The Cochabamba People’s Declaration, a foundational document of the climate justice movement, can be found at therightsofnature.org.
In Canada, Naomi Klein’s “This Changes Everything: Capitalism vs. the Climate” (see my review) and the Leap Manifesto stand as influential statements on climate justice.
The concept of a “merger of socialism and the workers’ movement,” found in the writings of classical socialism prior to the Russian revolution, has recently been explained and popularized by Lars Lih in his Lenin Rediscovered: “What Is to Be Done” in Context (Haymarket, 2005), chapter 1.
Lih quotes what he says is “the first explicit statement of the merger narrative,” written by Engels in 1859. Engels refers here to the Chartists, the outstanding “social movement” in Britain at that time. Two words italicized below were added in an English translation supervised by Engels in the 1880s.
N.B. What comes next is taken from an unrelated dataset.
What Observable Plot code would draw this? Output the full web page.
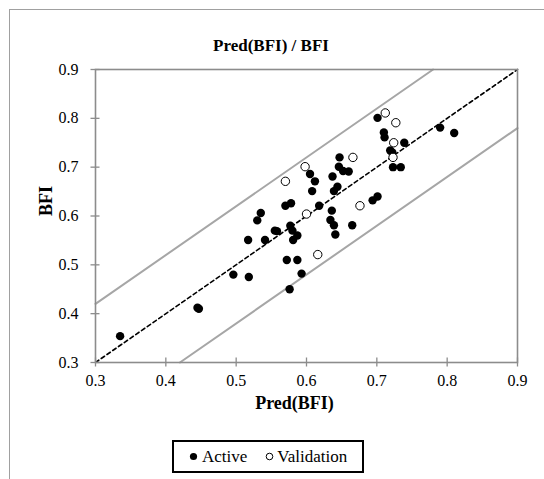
<!DOCTYPE html>
<html><head><meta charset="utf-8">
<script src="https://cdn.jsdelivr.net/npm/d3@7"></script>
<script src="https://cdn.jsdelivr.net/npm/@observablehq/plot@0.6"></script>
<style>
body{margin:0;background:#fff;font-family:"Liberation Serif","Times New Roman",serif;}
#wrap{position:relative;width:544px;height:479px;overflow:hidden;background:#fff;}
#border{position:absolute;left:9px;top:9px;width:700px;height:700px;border-left:1.5px solid #a0a0a0;border-top:1.5px solid #a0a0a0;}
#title{position:absolute;top:36px;left:0;width:542px;text-align:center;font-weight:bold;font-size:17px;line-height:20px;}
#chart{position:absolute;left:0;top:0;}
#legend{position:absolute;left:172px;top:440px;width:188px;height:29px;border:2px solid #000;display:flex;align-items:center;font-size:17px;line-height:20px;box-sizing:content-box;}
#legend .item{display:flex;align-items:center;}
#legend svg{display:block;}
</style>
</head><body>
<div id="wrap">
  <div id="border"></div>
  <div id="chart"></div>
  <div id="title">Pred(BFI) / BFI</div>
  <div id="legend"></div>
</div>
<script>
// Active series
const predActive = [0.335,0.445,0.447,0.496,0.518,0.517,0.541,0.530,0.535,0.555,0.558,0.570,0.578,0.577,0.580,0.587,0.581,0.572,0.587,0.576,0.593,0.605,0.612,0.608,0.618,0.636,0.634,0.639,0.641,0.665,0.694,0.701,0.637,0.644,0.639,0.647,0.646,0.652,0.660,0.701,0.710,0.711,0.739,0.719,0.722,0.723,0.734,0.790,0.810];
const bfiActive  = [0.354,0.412,0.410,0.480,0.475,0.551,0.551,0.591,0.606,0.570,0.569,0.621,0.626,0.580,0.570,0.560,0.551,0.510,0.510,0.450,0.482,0.686,0.671,0.651,0.621,0.611,0.592,0.581,0.562,0.581,0.632,0.640,0.681,0.660,0.651,0.720,0.701,0.692,0.691,0.801,0.771,0.761,0.750,0.734,0.730,0.700,0.700,0.781,0.770];
// Validation series
const predValidation = [0.570,0.598,0.600,0.666,0.676,0.616,0.712,0.727,0.724,0.723];
const bfiValidation  = [0.671,0.701,0.604,0.720,0.621,0.521,0.811,0.791,0.750,0.720];
// Axes
const xTicks = [0.3,0.4,0.5,0.6,0.7,0.8,0.9];
const yTicks = [0.3,0.4,0.5,0.6,0.7,0.8,0.9];
const axisMin = 0.3, axisMax = 0.9;
const bandOffset = 0.12;
const seriesNames = ["Active","Validation"];

const active = predActive.map((p,i)=>({pred:p, bfi:bfiActive[i]}));
const validation = predValidation.map((p,i)=>({pred:p, bfi:bfiValidation[i]}));
const diag = [{pred:axisMin,bfi:axisMin},{pred:axisMax,bfi:axisMax}];
const upper = [{pred:axisMin,bfi:axisMin+bandOffset},{pred:axisMax-bandOffset,bfi:axisMax}];
const lower = [{pred:axisMin+bandOffset,bfi:axisMin},{pred:axisMax,bfi:axisMax-bandOffset}];

const fmt = d3.format(".1f");
const gray = "#8c8c8c";

const chart = Plot.plot({
  width:544, height:479,
  marginLeft:95, marginRight:27, marginTop:69, marginBottom:117,
  x:{domain:[axisMin,axisMax]},
  y:{domain:[axisMin,axisMax]},
  style:{fontFamily:'"Liberation Serif","Times New Roman",serif', fontSize:"16px", color:"#000", background:"transparent"},
  marks:[
    Plot.line(upper,{x:"pred",y:"bfi",stroke:"#a6a6a6",strokeWidth:2}),
    Plot.line(lower,{x:"pred",y:"bfi",stroke:"#a6a6a6",strokeWidth:2}),
    Plot.line(diag,{x:"pred",y:"bfi",stroke:"#000",strokeWidth:1.6,strokeDasharray:"4,3"}),
    Plot.frame({stroke:gray,strokeWidth:1.6}),
    Plot.axisX({ticks:xTicks,tickSize:9,dy:-4.5,text:null,label:null,stroke:gray,strokeWidth:1.3}),
    Plot.axisY({ticks:yTicks,tickSize:9,dx:4.5,text:null,label:null,stroke:gray,strokeWidth:1.3}),
    Plot.axisX({ticks:xTicks,tickSize:0,tickPadding:12,tickFormat:fmt,label:null,fill:"#000",fontSize:16}),
    Plot.axisY({ticks:yTicks,tickSize:0,tickPadding:17,tickFormat:fmt,label:null,fill:"#000",fontSize:16}),
    Plot.dot(active,{x:"pred",y:"bfi",r:4.2,fill:"#000",stroke:"none"}),
    Plot.dot(validation,{x:"pred",y:"bfi",r:4.2,fill:"#fff",stroke:"#000",strokeWidth:1}),
    Plot.text(["Pred(BFI)"],{text:d=>d,frameAnchor:"bottom",dy:46,dx:-12,fontWeight:"bold",fontSize:18,fill:"#000"}),
    Plot.text(["BFI"],{text:d=>d,frameAnchor:"left",dx:-49,rotate:-90,fontWeight:"bold",fontSize:18,fill:"#000"})
  ]
});
document.getElementById("chart").appendChild(chart);

const legend = document.getElementById("legend");
legend.innerHTML = `
<div class="item" style="margin-left:15px">
  <svg width="9" height="9"><circle cx="4.5" cy="4.5" r="3.6" fill="#000"/></svg>
  <span style="margin-left:4px">${seriesNames[0]}</span>
</div>
<div class="item" style="margin-left:18px">
  <svg width="9" height="9"><circle cx="4.5" cy="4.5" r="3.3" fill="#fff" stroke="#000" stroke-width="1"/></svg>
  <span style="margin-left:3px">${seriesNames[1]}</span>
</div>`;
</script>
</body></html>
It is evident that the worker movement is divided into two sections, the Chartists and the Socialists. The Chartists aretheoretically the more backward, the less developed, but they are genuine proletarians all over, the representatives of their class. The Socialists are more far-seeing, propose practical remedies against distress, but, proceeding originally from the bourgeoisie, are for this reason unable to amalgamate completely with the working class.
The merger of Socialism with Chartism, the reproduction of French Communism in the English style, will be the next step, and has already begun. Then only, when this has been achieved, will the worker class be the trueintellectual leader of England. Meanwhile, political and social development will proceed, and will foster this new party, this new departure of Chartism. (Lenin Rediscovered, p. 45, translated by Lih from the German original).
The 1917 Russian revolution and the foundation of the Communist International appeared to many to mark the achievement of this merger, and the concept seems largely to have fallen out of use. Socialist groups working today in the tradition of the Communist International often continue to assume that they stand on the shoulders of such a merger, even if they have few members and weak roots in the workers’ movement.
In my view, socialism’s relationship to social movements needs to be reexamined. Although social movements in Canada today are much smaller than British Chartism of the mid-1800s, they seem just as significant in terms of the future development of socialism.
Environmentalism is a class-divided movement, some of whose most prominent exponents are allied with corporate interests. The term “climate justice” and “environmental justice” have emerged as ways to designate forces resisting such a pro-capitalist strategy and defending the interests of the exploited and oppressed on environmentally related issues. It seems appropriate to include these latter forces in a survey of today’s “workers’ movement.”
The relationship of socialism to social movements has been the subject of a wide-ranging debate in recent decades, which has unfolded independently of the “merger narrative” considered above. A good survey of this discussion can be found in Marxism and Social Movements, edited by Colin Barker et al., Haymarket Books, 2013.